Abdullah Momeni, a student opponent of the regime, told me, “The Internet is very important to us; in fact, it is of infinite importance.” Iranians are not cut off, like Cubans or North Koreans.
The June presidential election pitting the incumbent, Mahmoud Ahmadinejad, against Mohammad Khatami (a former president who once spoke in a synagogue) will be a genuine contest as compared with the charades that pass for elections in many Arab states. No fire has burned the Majlis, or parliament, down.
If you're thinking trains-on-time Fascist efficiency, think again. Tehran's new telecommunications tower took 20 years to build. I was told its restaurant would open “soon.” So, it is said, will the Bushehr nuclear power plant, a project in the works for a mere 30 years. A Persian Chernobyl is more likely than some Middle Eastern nuclear Armageddon, if that's any comfort.
For all the morality police inspecting whether women are wearing boots outside their pants (the latest no-no on the dress front) and the regime zealots of the Basiji militia, the air you breathe in Iran is not suffocating. Its streets at dusk hum with life --not a monochrome male-only form of it, or one inhabited by fear -- but the vibrancy of a changing, highly educated society.

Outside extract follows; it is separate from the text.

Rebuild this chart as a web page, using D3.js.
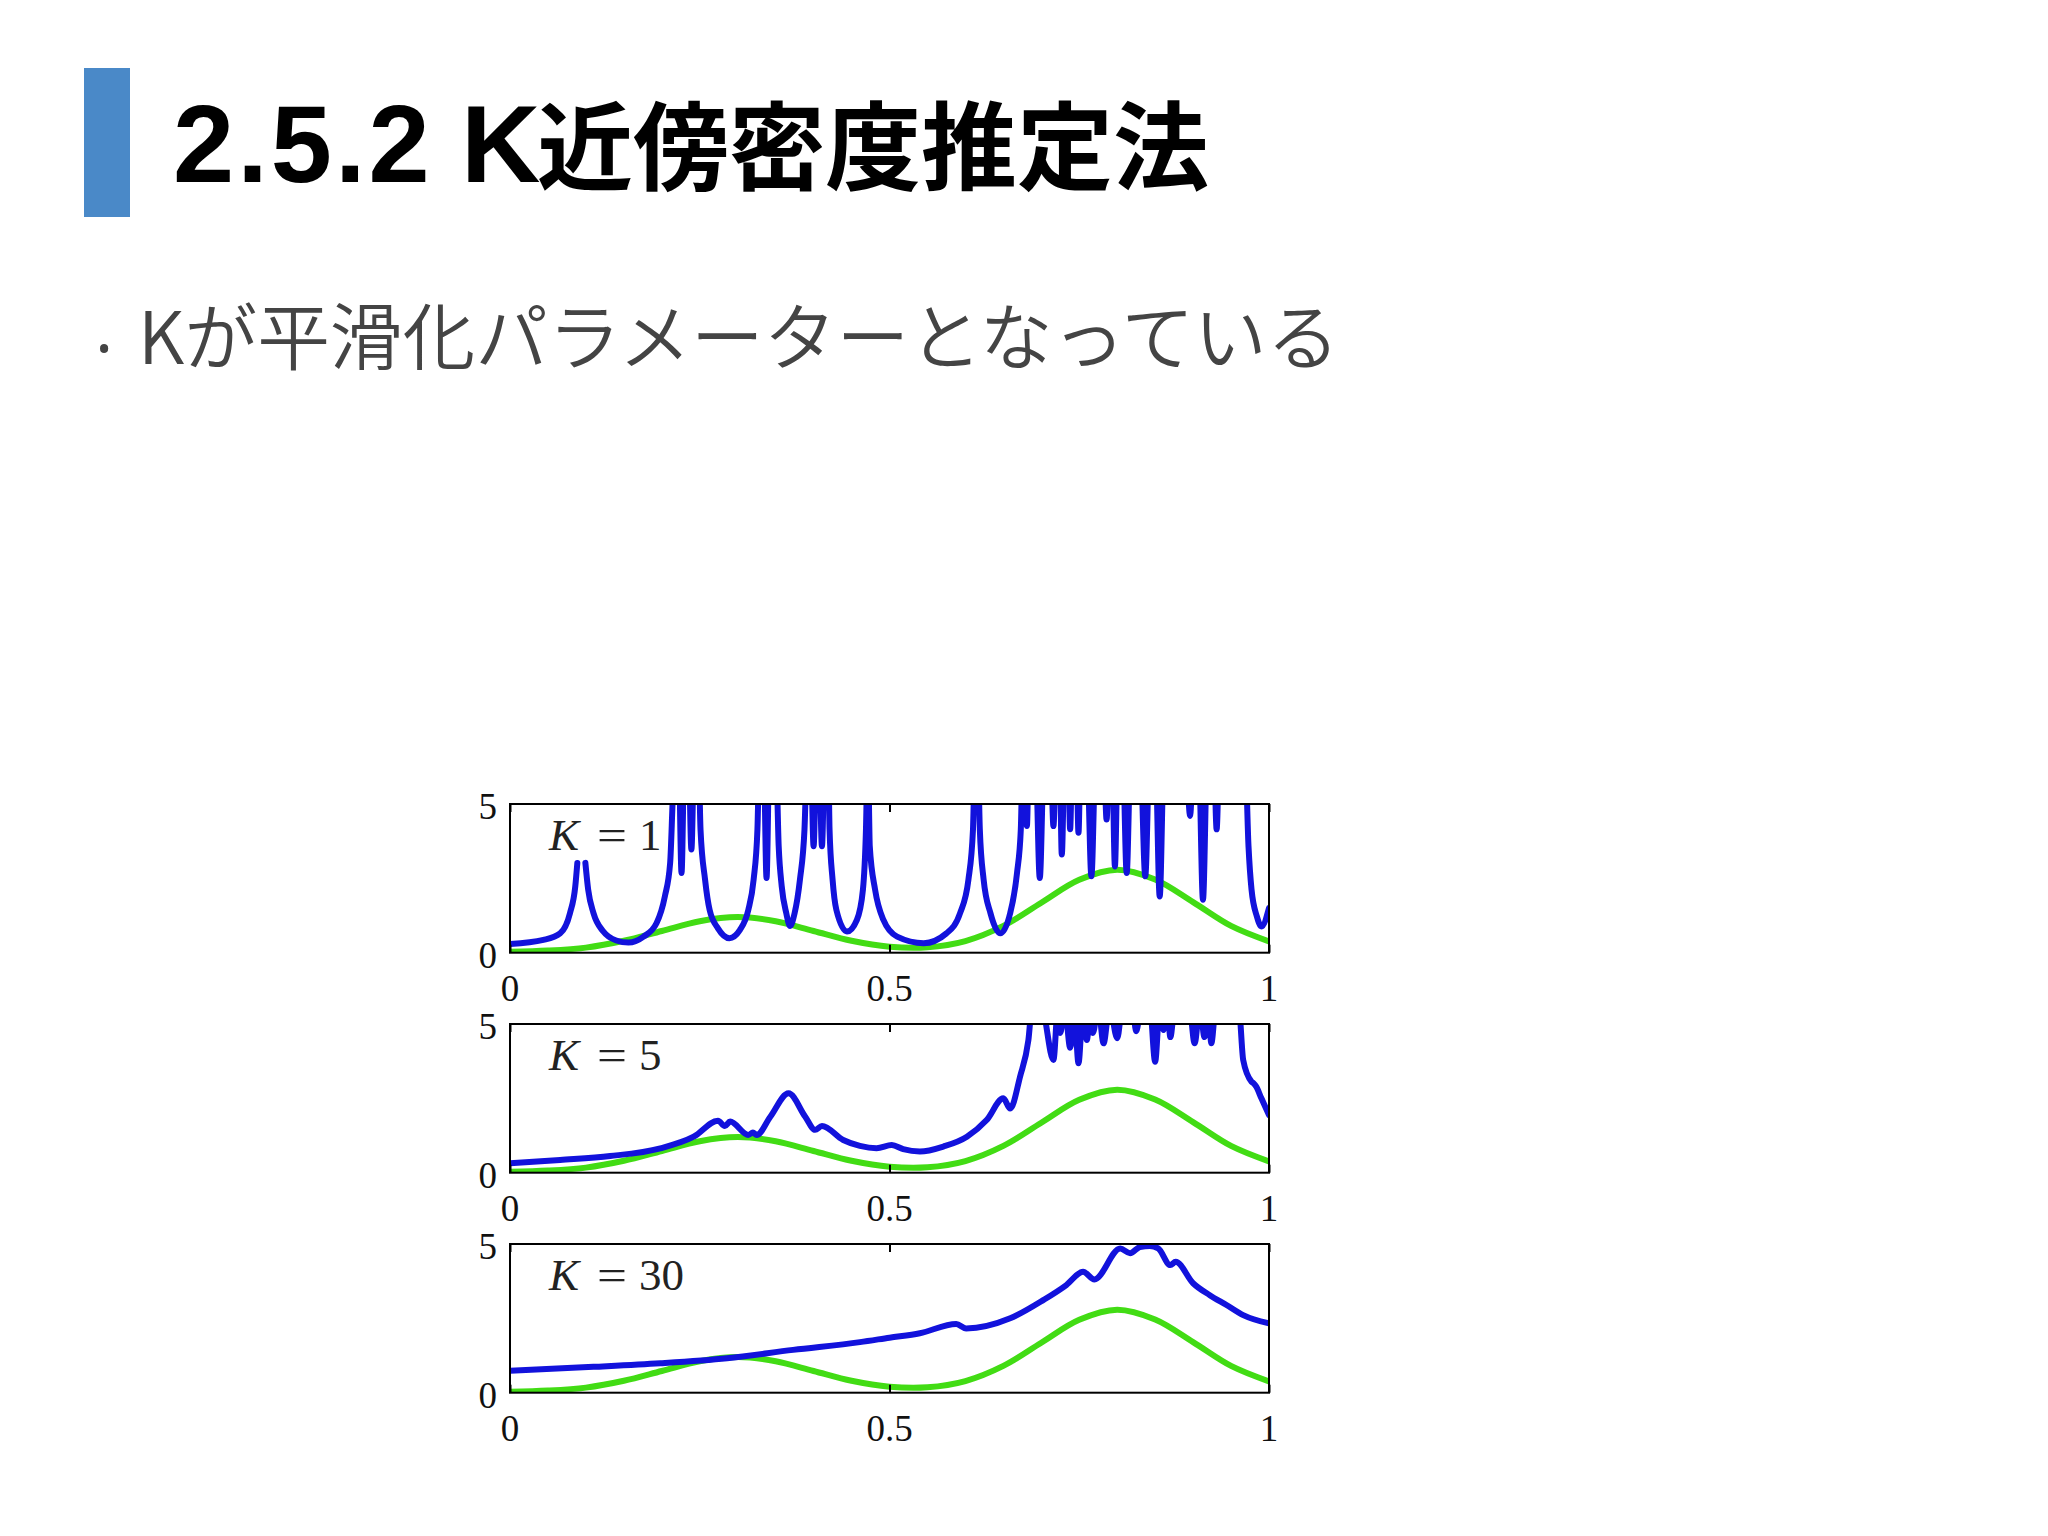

This is the Iran of subtle shades that the country's Jews inhabit. Life is more difficult for them than for Muslims, but to suggest they inhabit a totalitarian hell is self-serving nonsense.
One Iranian exile, no lover of the Islamic Republic, wrote to me saying that my account of Iran's Jews had brought “tears to my eyes” because “you are saying what many of us would like to hear.”
Far from the cradle of Middle Eastern Islamist zealotry, she suggested, “Iran --the supposed enemy -- is the one society that has gone through its extremist fervor and is coming out the other end. It is relatively stable and socially dynamic. As my father, who continues to live there, says, 'It is the least undemocratic country in the region outside Israel.' ”
This notion of a “post-fervor” Iran is significant. The compromises being painfully fought out between Islam and democracy in Tehran are of seminal importance. They belie the notion of a fanatical power; they explain Jewish life.
That does not mean fanaticism does not exist or that terrible crimes have not been committed, like the Iran-backed bombing of the Jewish community center in Buenos Aires 15 years ago.
But the equating of Iran with terror today is simplistic. Hamas and Hezbollah have evolved into broad political movements widely seen as resisting an Israel over-ready to use crushing force. It is essential to think again about them, just as it is essential to toss out Iran caricatures.
I return to this subject because behind the Jewish issue in Iran lies a critical one --the U.S. propensity to fixate on and demonize a country through a one-dimensional lens, with a sometimes disastrous chain of results.
It's worth recalling that hateful, ultranationalist rhetoric is no Iranian preserve. Avigdor Lieberman, Israel's race-baiting anti-Arab firebrand may find a place in a government led by Benjamin Netanyahu. He should not.
Nor should racist demagoguery -- wherever -- prompt facile allusions to the murderous Nazi master of it.